Happy Birthday Charlotte!

Dear niece of mine is now 7. My how time flies.  Once again I was asked to make her birthday cake.

She requested a bright purple, rainbow cake.  I obliged.

Ta da!!!


Road Trip with a Toddler? Why not!!!!!!!!

As I type this blog posting, I (and the boys) are in our car heading towards to the Canadian border.  Hurricane Irene is heading this way but no hurricane is nearly as scary as taking a toddler on a road trip I say!
Lets go away Rob says…..
Our most loved day care provider goes on vacation for three weeks every summer. Rather than look for alternate arrangements, Rob and I decided to take the time off to spend with the boy.  We did not foresee a gap in my employment so the original intention of going to Mexico or some other exotic locale had to be shelved for the time being.  Instead, we spend quite a bit of time at the family cottage…K playing in the kiddie pool while Rob and I stared at the lake.

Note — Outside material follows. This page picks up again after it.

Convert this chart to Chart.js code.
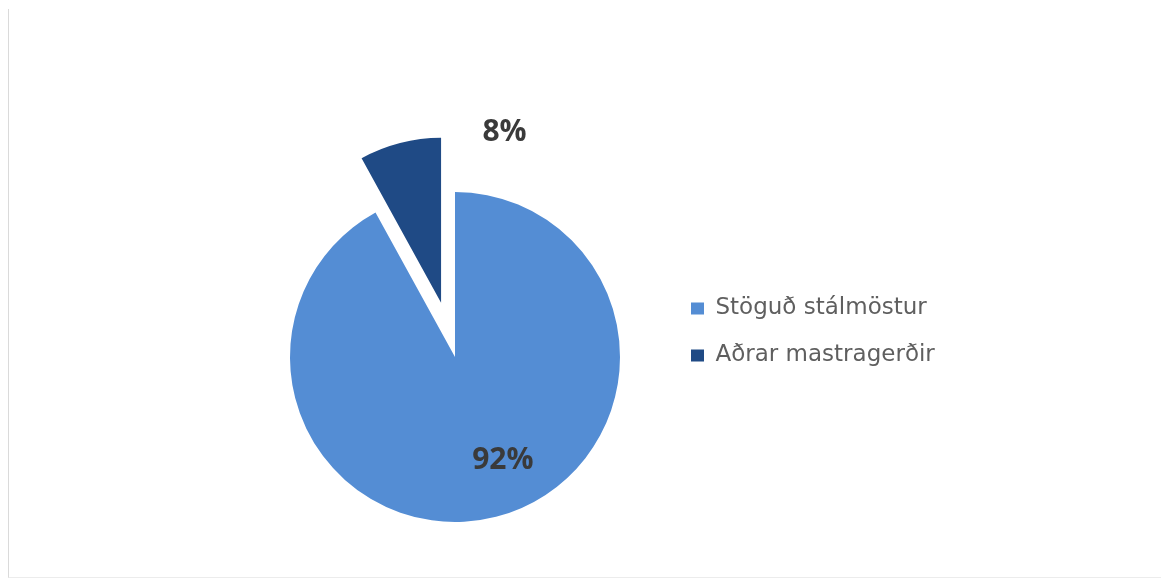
<!DOCTYPE html>
<html>
<head>
<meta charset="utf-8">
<script src="https://cdn.jsdelivr.net/npm/chart.js@4"></script>
<style>
  html, body { margin: 0; padding: 0; background: #fff; }
  #wrap { position: relative; width: 1161px; height: 581px; }
  #frame { position: absolute; left: 8px; top: 9px; width: 1160px; height: 568px;
           border-left: 1px solid #dadada; border-bottom: 1px solid #ececec; }
</style>
</head>
<body>
<div id="wrap">
  <div id="frame"></div>
  <canvas id="mastChart"></canvas>
</div>
<script>
// Gögn
const flokkar = ['Stöguð stálmöstur', 'Aðrar mastragerðir'];
const hlutfall = [92, 8];
const litir = ['#548dd4', '#1f4a85'];

const legendFont = 23;
const legendPad = 24;

// mæla breidd texta til að stilla stöðu skýringar
const mctx = document.createElement('canvas').getContext('2d');
mctx.font = legendFont + 'px "DejaVu Sans"';
const textW = Math.max(...flokkar.map(t => mctx.measureText(t).width));
const legendW = textW + 13 + legendFont / 2 + legendPad + 10;

// dregur litlu sneiðina út frá miðju (eins og í Excel)
const sprenging = {
    id: 'sprenging',
    afterDatasetUpdate(chart, args, opts) {
        const arc = args.meta.data[opts.index];
        if (!arc) return;
        const mid = (arc.startAngle + arc.endAngle) / 2;
        arc.x += Math.cos(mid) * opts.distance;
        arc.y += Math.sin(mid) * opts.distance;
    }
};

// prósentumerki á sneiðum
const prosentur = {
    id: 'prosentur',
    afterDatasetsDraw(chart) {
        const ctx = chart.ctx;
        const meta = chart.getDatasetMeta(0);
        const midja = meta.data[0].getProps(['x', 'y', 'outerRadius'], true);
        const stadir = [[0.29, 0.63], [0.30, -1.36]];
        ctx.save();
        ctx.font = 'bold 30px "Open Sans"';
        ctx.fillStyle = '#3a3a3a';
        ctx.textAlign = 'center';
        ctx.textBaseline = 'middle';
        meta.data.forEach(function(arc, i) {
            const x = midja.x + stadir[i][0] * midja.outerRadius;
            const y = midja.y + stadir[i][1] * midja.outerRadius;
            ctx.fillText(hlutfall[i] + '%', x, y);
        });
        ctx.restore();
    }
};

const canvas = document.getElementById('mastChart');
new Chart(canvas.getContext('2d'), {
    type: 'pie',
    data: {
        labels: flokkar,
        datasets: [{
            data: hlutfall,
            backgroundColor: litir,
            borderWidth: 0,
            clip: false
        }]
    },
    options: {
        responsive: true,
        maintainAspectRatio: false,
        animation: false,
        cutout: '0%',
        radius: 165,
        layout: {
            padding: { left: 243, right: 1161 - 667 - legendW, top: 273, bottom: 140 }
        },
        plugins: {
            sprenging: { index: 1, distance: 56 },
            legend: {
                display: true,
                position: 'right',
                align: 'start',
                labels: {
                    boxWidth: 13,
                    boxHeight: 12,
                    padding: legendPad,
                    color: '#5f5f5f',
                    font: { family: '"DejaVu Sans"', size: legendFont }
                }
            },
            tooltip: { enabled: false }
        }
    },
    plugins: [sprenging, prosentur]
});
</script>
</body>
</html>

Subsequently, we decided to retile the fire place.  Alright, alright I DECIDED to retile the fireplace but I do have Rob’s endorsement that it was a good choice (see previous posting).  After a few days of this exciting and yet oh so frustrating task, Rob proposed that we “get away for a few days”.  I jumped at the chance being a  supportive spouse who fully realized that if he didn’t get the chance to “get away” I would be in the proverbial dog house.  Moving on….Rob suggested Lake George in New York State.  “Sounds great!” said I – not having ever heard of it but …well see previous point.  So, we packed up all the things we needed (re: diapers, diapers, more diapers and hey….diapers!) and headed south.
The sound I will hear while going insane…
The town of Lake George is located in the Adirondack mountains, five hours away from casa Campbell-Renaud.  We didn’t tell K this before strapping him down in his car seat as we know what he sounds like hysterical….it aint pretty.  So I counted. A full hour from the house the whining began … “ma ma ma ma ma ma ma ma ma mamamamamammaaaaaaaaaaaaaaaaaa.” (As an aside I couldn’t wait to hear this special word….be careful what you wish for!). For the next three hours to entertain the child we played – and sang along to – Raffi and both CDs of Silly Songs.  Combine the sound of “mamamamamamaaaaaa” and the vocals of Silly Songs together and…..INSANITY!!!!!!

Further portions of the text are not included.